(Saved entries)
◆ ◆ ◆ ◆ ◆ ◆ ◆
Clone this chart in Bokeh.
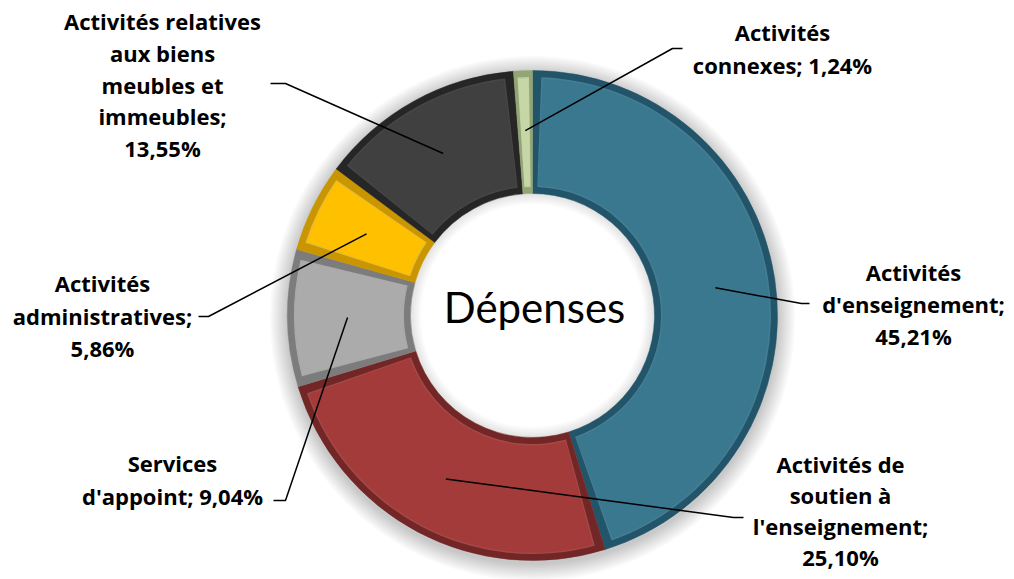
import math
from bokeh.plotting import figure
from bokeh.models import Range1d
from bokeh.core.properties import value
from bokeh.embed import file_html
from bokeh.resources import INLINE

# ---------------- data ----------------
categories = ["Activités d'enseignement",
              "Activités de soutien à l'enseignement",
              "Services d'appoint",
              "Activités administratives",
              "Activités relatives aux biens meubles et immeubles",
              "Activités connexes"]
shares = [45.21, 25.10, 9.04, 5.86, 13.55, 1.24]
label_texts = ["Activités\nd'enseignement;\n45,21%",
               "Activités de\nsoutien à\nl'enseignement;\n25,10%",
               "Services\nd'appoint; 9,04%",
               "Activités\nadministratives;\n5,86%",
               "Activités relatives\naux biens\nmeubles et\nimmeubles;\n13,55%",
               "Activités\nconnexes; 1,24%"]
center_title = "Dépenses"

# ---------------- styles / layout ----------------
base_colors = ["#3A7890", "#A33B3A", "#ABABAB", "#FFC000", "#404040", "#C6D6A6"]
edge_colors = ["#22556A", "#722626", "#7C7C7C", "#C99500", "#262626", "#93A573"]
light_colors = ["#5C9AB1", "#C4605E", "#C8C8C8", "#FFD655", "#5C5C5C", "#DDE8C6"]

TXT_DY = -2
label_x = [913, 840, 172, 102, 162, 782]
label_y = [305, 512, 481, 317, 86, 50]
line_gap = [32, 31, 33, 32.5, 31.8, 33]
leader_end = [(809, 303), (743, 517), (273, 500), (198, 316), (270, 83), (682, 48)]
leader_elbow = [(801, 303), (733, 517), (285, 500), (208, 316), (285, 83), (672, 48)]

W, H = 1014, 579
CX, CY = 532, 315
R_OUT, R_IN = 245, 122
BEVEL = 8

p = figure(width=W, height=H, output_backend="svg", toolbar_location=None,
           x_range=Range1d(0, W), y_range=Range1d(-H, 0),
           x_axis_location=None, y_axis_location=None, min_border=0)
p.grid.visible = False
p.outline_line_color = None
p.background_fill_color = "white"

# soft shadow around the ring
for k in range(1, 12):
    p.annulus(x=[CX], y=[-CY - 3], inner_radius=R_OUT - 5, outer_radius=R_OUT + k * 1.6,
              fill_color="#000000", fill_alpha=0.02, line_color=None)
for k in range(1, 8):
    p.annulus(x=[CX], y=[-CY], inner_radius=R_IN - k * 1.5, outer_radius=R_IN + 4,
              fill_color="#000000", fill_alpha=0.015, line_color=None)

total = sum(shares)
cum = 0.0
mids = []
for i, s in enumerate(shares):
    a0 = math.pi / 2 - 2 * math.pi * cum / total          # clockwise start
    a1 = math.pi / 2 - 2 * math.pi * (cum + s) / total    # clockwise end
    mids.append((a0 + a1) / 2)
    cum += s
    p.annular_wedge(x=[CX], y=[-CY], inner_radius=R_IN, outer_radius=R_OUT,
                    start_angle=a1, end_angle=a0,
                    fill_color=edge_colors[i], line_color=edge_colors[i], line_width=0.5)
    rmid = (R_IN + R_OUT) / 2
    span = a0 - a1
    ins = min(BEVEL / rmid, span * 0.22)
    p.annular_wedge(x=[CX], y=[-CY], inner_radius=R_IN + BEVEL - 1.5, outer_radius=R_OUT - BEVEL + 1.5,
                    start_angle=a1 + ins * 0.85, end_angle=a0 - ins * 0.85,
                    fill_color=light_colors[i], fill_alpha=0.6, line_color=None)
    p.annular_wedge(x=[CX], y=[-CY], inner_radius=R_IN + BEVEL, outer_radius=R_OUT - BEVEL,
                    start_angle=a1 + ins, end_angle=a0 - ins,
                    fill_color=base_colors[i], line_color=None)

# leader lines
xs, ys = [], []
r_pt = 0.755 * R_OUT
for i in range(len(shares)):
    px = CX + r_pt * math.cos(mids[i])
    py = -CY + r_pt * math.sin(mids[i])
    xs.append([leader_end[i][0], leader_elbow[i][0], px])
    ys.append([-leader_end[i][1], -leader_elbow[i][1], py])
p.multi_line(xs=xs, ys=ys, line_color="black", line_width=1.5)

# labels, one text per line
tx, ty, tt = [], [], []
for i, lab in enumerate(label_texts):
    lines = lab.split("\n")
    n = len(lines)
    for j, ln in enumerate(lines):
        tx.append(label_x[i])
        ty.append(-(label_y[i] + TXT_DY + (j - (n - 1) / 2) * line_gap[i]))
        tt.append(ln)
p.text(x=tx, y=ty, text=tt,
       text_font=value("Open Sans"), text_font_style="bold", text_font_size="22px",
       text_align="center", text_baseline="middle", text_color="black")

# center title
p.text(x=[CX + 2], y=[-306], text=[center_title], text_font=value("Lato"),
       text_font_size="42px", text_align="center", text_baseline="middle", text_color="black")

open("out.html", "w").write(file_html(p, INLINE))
◆ ◆ ◆ ◆ ◆ ◆ ◆
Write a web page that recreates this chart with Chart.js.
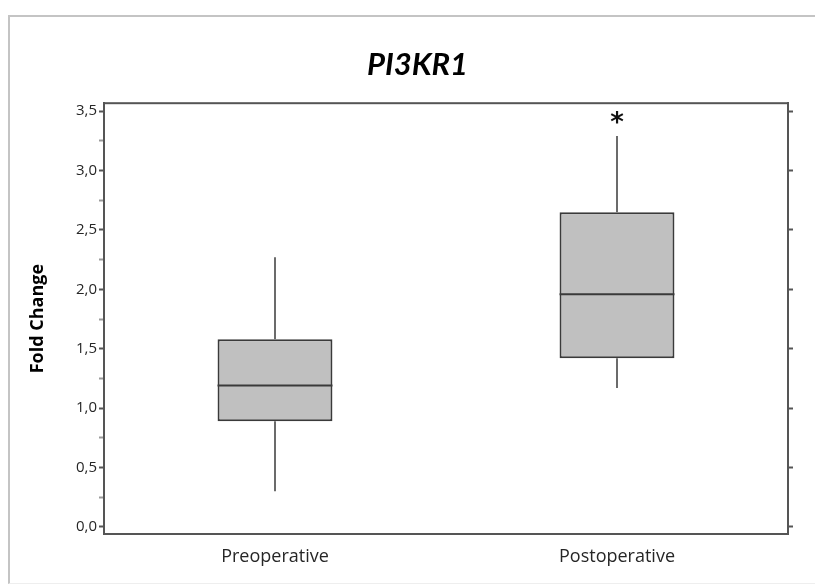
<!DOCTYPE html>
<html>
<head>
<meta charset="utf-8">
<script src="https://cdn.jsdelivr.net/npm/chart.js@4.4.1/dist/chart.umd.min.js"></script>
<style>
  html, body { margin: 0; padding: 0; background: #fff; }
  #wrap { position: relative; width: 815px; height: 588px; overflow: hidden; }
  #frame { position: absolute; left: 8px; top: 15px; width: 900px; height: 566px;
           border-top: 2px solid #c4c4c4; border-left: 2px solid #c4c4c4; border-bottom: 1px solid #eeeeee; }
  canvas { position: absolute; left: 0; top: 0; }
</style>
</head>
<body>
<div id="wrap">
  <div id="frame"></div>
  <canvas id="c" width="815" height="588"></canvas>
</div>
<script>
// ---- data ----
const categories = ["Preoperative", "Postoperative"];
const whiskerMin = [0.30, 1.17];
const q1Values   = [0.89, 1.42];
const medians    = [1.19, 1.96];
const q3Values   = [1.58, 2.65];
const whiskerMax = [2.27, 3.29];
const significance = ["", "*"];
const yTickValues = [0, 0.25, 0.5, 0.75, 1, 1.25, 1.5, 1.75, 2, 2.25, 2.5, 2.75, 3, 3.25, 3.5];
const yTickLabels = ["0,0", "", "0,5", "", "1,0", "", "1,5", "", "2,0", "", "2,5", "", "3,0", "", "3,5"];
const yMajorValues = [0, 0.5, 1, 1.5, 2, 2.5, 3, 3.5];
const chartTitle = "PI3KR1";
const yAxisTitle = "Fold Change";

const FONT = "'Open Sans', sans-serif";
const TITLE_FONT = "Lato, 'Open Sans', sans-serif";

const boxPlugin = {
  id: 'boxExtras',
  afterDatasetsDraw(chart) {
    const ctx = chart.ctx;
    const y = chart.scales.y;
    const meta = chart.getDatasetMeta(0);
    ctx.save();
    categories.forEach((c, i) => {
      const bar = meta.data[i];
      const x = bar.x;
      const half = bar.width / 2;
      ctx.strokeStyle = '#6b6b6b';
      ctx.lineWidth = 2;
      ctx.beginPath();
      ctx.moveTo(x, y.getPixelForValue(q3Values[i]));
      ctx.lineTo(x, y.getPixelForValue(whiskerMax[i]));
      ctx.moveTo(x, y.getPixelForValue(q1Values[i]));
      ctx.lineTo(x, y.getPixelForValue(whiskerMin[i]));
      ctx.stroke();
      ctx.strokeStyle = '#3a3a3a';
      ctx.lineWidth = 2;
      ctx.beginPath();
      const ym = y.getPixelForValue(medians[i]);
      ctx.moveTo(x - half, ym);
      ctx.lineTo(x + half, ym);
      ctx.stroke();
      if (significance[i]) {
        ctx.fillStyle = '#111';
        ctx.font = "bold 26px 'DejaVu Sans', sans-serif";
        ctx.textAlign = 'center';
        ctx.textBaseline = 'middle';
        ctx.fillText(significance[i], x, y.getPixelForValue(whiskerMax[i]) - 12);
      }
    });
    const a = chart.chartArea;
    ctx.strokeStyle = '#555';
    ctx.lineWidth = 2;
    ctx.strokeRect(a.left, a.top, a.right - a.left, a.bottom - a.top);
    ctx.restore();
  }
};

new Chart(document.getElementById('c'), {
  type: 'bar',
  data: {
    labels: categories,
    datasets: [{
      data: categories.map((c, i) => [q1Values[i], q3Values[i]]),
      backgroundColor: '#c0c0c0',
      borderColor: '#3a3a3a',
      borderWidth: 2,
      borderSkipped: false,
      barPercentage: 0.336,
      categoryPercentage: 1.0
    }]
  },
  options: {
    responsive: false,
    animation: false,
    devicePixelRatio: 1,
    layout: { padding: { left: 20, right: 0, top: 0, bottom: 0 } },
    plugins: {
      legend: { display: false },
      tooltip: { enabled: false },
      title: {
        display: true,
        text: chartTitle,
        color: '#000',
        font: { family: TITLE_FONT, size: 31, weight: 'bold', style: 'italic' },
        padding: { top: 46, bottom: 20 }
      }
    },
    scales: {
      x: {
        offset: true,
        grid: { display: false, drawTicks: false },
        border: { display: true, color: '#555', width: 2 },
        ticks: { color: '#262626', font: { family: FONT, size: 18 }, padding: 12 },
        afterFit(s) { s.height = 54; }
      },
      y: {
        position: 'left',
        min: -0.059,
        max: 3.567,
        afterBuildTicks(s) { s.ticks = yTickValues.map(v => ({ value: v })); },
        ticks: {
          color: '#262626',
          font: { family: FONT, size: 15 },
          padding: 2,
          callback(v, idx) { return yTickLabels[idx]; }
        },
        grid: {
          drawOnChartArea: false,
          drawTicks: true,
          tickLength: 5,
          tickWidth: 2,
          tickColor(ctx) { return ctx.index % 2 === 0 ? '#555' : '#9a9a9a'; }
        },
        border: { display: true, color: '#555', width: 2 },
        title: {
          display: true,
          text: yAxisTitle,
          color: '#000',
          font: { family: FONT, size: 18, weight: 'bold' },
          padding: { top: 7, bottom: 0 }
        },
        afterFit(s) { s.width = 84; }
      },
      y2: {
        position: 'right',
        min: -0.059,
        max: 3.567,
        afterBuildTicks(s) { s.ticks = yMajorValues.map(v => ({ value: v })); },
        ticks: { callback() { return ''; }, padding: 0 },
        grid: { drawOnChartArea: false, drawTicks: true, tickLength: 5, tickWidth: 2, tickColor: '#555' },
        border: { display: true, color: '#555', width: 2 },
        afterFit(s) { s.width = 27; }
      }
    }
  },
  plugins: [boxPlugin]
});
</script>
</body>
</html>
◆ ◆ ◆ ◆ ◆ ◆ ◆
- [TO DO]:
Identify the lines in the records above that contain the word "this", then state how many there are and nothing more.

- [THE SOLUTION]:
2